Statins block something called “the mevalonate pathway”. This is catastrophic. Blocking the mevalonate pathway means that cells cannot replicate or repair themselves properly. Blocking the mevalonate pathway means that every cell in the body dies. The only thing that varies is how long each cell takes to die – some take more time than others.
Nothing can compensate for blocking the mevalonate pathway. Nothing except adding mevalonate back in to the body and we don’t do this. (We don’t even know if we can do this in humans. We shouldn’t block this pathway in the first place.) Adding cholesterol makes no difference, adding CoQ10 makes no difference. Blocking the mevalonate pathway is so flipping serious that anyone who does it should be shot. (I really think using the ‘F’ word here is quite appropriate).
The body tries to respond to the crisis that it detects. As cells realise that their ability to make cholesterol has been impaired, they try to take the cholesterol they need from the blood stream. This lowers blood cholesterol levels and ignorant doctors are happy. They know not what they have done.
There is a second way in which the body tries to save itself – it tries to increase the production of reductase, hoping that this may unblock the mevalonate pathway. It can’t. Hence reductase is both stimulated and inhibited at the same time. Who knows how the body responds to this mechanism being totally confused.
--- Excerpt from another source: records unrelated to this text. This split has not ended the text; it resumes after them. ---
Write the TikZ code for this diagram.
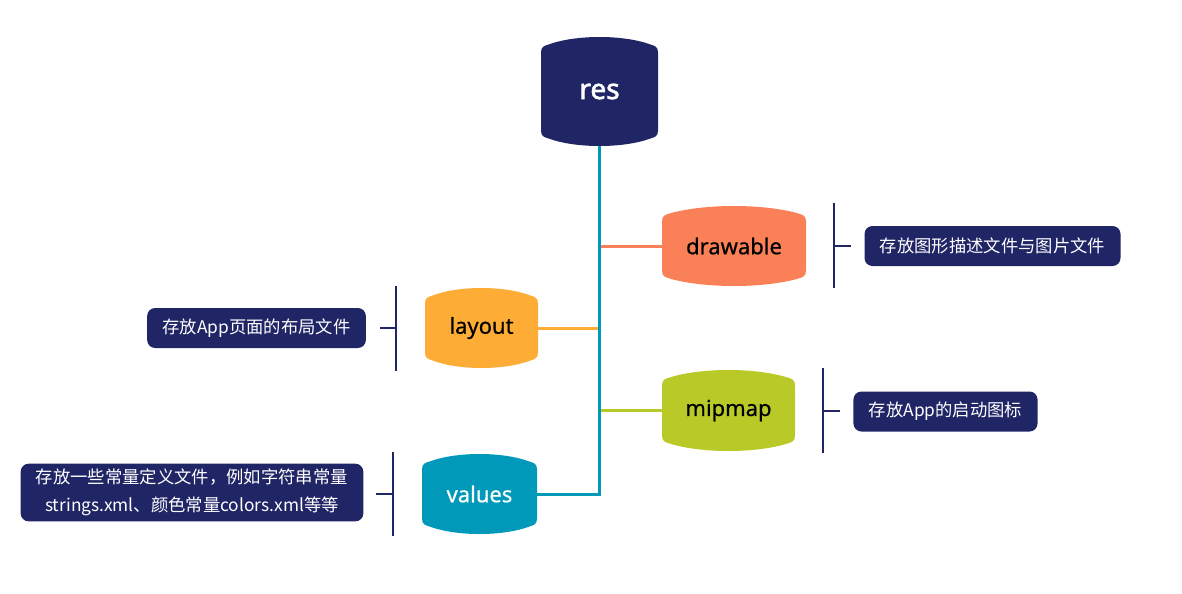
\documentclass[tikz,border=0pt]{standalone}
\usepackage{fontspec}
\setmainfont{Noto Sans}
\newfontfamily\cjk{Noto Sans CJK SC}
\newfontfamily\resfont{Noto Sans}[FakeBold=2.2]
\newfontfamily\topicfont{Noto Sans}[FakeBold=0.5]
\usetikzlibrary{calc}
\definecolor{navy}{HTML}{202566}
\definecolor{tealc}{HTML}{0099B9}
\definecolor{coral}{HTML}{FA8157}
\definecolor{orangec}{HTML}{FDAD36}
\definecolor{limec}{HTML}{B8C928}
\def\blgB{5.5pt}
\def\blgR{6pt}
\newcommand\bulgefill[1]{%
  \path (path picture bounding box.north west) coordinate (bgNW)
        (path picture bounding box.south east) coordinate (bgSE);
  \fill[#1] let \p1=(bgNW), \p2=(bgSE) in
    (\x1,{\y1-\blgB-\blgR}) -- (\x1,{\y2+\blgB+\blgR})
    .. controls (\x1,{\y2+\blgB+0.25*\blgR}) and ({\x1+0.45*\blgR},{\y2+\blgB+0.2*\blgR}) .. ({\x1+\blgR},{\y2+\blgB})
    .. controls ({\x1+0.3*(\x2-\x1)},{\y2-\blgB/3}) and ({\x2-0.3*(\x2-\x1)},{\y2-\blgB/3}) .. ({\x2-\blgR},{\y2+\blgB})
    .. controls ({\x2-0.45*\blgR},{\y2+\blgB+0.2*\blgR}) and (\x2,{\y2+\blgB+0.25*\blgR}) .. (\x2,{\y2+\blgB+\blgR})
    -- (\x2,{\y1-\blgB-\blgR})
    .. controls (\x2,{\y1-\blgB-0.25*\blgR}) and ({\x2-0.45*\blgR},{\y1-\blgB-0.2*\blgR}) .. ({\x2-\blgR},{\y1-\blgB})
    .. controls ({\x2-0.3*(\x2-\x1)},{\y1+\blgB/3}) and ({\x1+0.3*(\x2-\x1)},{\y1+\blgB/3}) .. ({\x1+\blgR},{\y1-\blgB})
    .. controls ({\x1+0.45*\blgR},{\y1-\blgB-0.2*\blgR}) and (\x1,{\y1-\blgB-0.25*\blgR}) .. cycle;
}
\tikzset{
  topic/.style={rectangle, inner sep=0pt, path picture={\bulgefill{#1}},
    font=\topicfont\fontsize{16.5}{20}\selectfont},
  note/.style={fill=navy, rounded corners=6pt, text=white, inner xsep=11.5pt,
    inner ysep=4pt, minimum height=30pt, align=center,
    font=\cjk\fontsize{13}{21}\selectfont},
  branch/.style={line width=2.25pt},
  bracket/.style={draw=navy, line width=2pt}
}
\begin{document}
\begin{tikzpicture}[x=0.75pt,y=-0.75pt]
\useasboundingbox[fill=white] (0,0) rectangle (1182,593);
% topics
\node[topic=navy, minimum width=117*0.75pt, minimum height=109*0.75pt, text=white,
  font=\resfont\fontsize{21}{24}\selectfont] (res) at (599.5,91.5) {res};
\node[topic=coral, minimum width=144*0.75pt, minimum height=80*0.75pt] (drawable) at (734,246) {drawable};
\node[topic=orangec, minimum width=113*0.75pt, minimum height=80*0.75pt] (layout) at (481.5,328) {layout};
\node[topic=limec, minimum width=133*0.75pt, minimum height=81*0.75pt] (mipmap) at (728.5,410.5) {mipmap};
\node[topic=tealc, minimum width=115*0.75pt, minimum height=80*0.75pt, text=white] (values) at (479.5,494) {values};
% connectors
\draw[branch, coral] (drawable.west) -- (drawable.west -| res.south);
\draw[branch, orangec] (layout.east) -- (layout.east -| res.south);
\draw[branch, limec] (mipmap.west) -- (mipmap.west -| res.south);
\draw[branch, tealc] (res.south) |- (values.east);
% notes
\node[note] (ndrawable) at (992.5,246) {存放图形描述文件与图片文件};
\node[note] (nlayout) at (256.5,328) {存放App页面的布局文件};
\node[note] (nmipmap) at (945.5,411.5) {存放App的启动图标};
\node[note] (nvalues) at (192,492.5) {存放一些常量定义文件，例如字符串常量\\strings.xml、颜色常量colors.xml等等};
% brackets
\coordinate (d1) at (834,203); \coordinate (d2) at (834,288);
\coordinate (d3) at (834,246); \coordinate (d4) at (851,246);
\draw[bracket] (d1) -- (d2) (d3) -- (d4);
\coordinate (l1) at (396,286); \coordinate (l2) at (396,371);
\coordinate (l3) at (396,328); \coordinate (l4) at (380,328);
\draw[bracket] (l1) -- (l2) (l3) -- (l4);
\coordinate (m1) at (823,368); \coordinate (m2) at (823,453);
\coordinate (m3) at (823,411); \coordinate (m4) at (840,411);
\draw[bracket] (m1) -- (m2) (m3) -- (m4);
\coordinate (v1) at (393,452); \coordinate (v2) at (393,536);
\coordinate (v3) at (393,494); \coordinate (v4) at (376,494);
\draw[bracket] (v1) -- (v2) (v3) -- (v4);
\end{tikzpicture}
\end{document}
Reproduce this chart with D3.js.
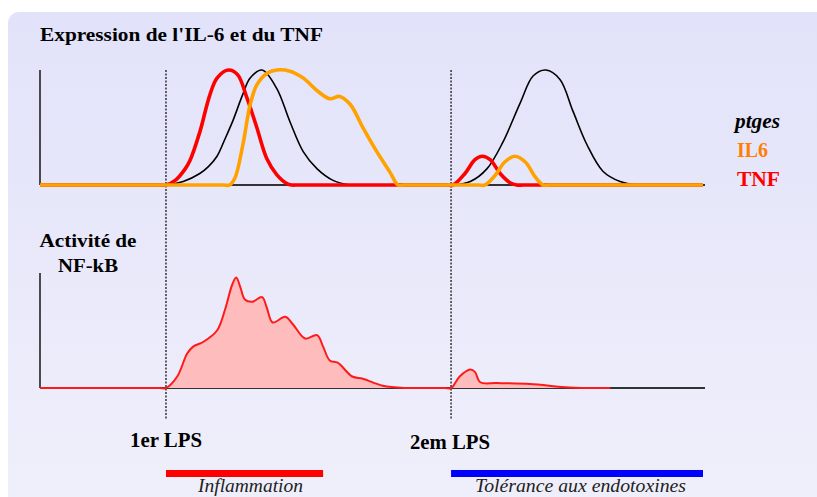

LDL receptor activity and reductase activity increase in parallel. The LDL receptors (the ‘doors’ on each cell responsible for letting LDL in to the cell, with the cholesterol and other good stuff that it is carrying) work harder to try to get LDL from the blood stream into the cells. The reductase production increases to try to reboot the mevalonate pathway, so that cells can make cholesterol as they are designed to do.
The inventors of statins knew what statins were really doing throughout the development of this drug (mevastatin literally means to stop mevalonate – they knew exactly what mevastatin would do). They knew that statins blocked the mevalonate pathway. They knew that this caused cell death. They knew that nothing could compensate for this other than putting the vital mevalonate back. They knew that CoQ10 was affected and this was serious. They patented adding CoQ10 to their statins but then never bothered to add it.
Statins were only originally intended for the 1 in 500 people with Familial Hypercholesterolemia. This would not have enabled drug companies to reach the profit potential of their dreams. Hence cholesterol has been demonised and targets have continually been reset by conflicted bodies so that the norm is no longer the norm and everyone can be told that they need statins.
Ironically, the most serious form of Familial Hypercholesterolemia would receive no benefit from statins anyway. As the extreme form is characterised by LDL receptors working barely at all, even the body going into crisis mode, and trying to take LDL from the blood stream with increased LDL receptor activity, will not work if the LDL receptors are not working sufficiently. Hence the LDL will stay in the blood stream with an extreme sufferer of FH and yet the statin has reduced what little chance the FH sufferer’s body had of making cholesterol within the cell.
There’s a great message on p304 of the book where the Yosephs suggest a notice that should be put up in washrooms:
Employees must wash hands before returning to work.
And do not touch the mevalonate pathway!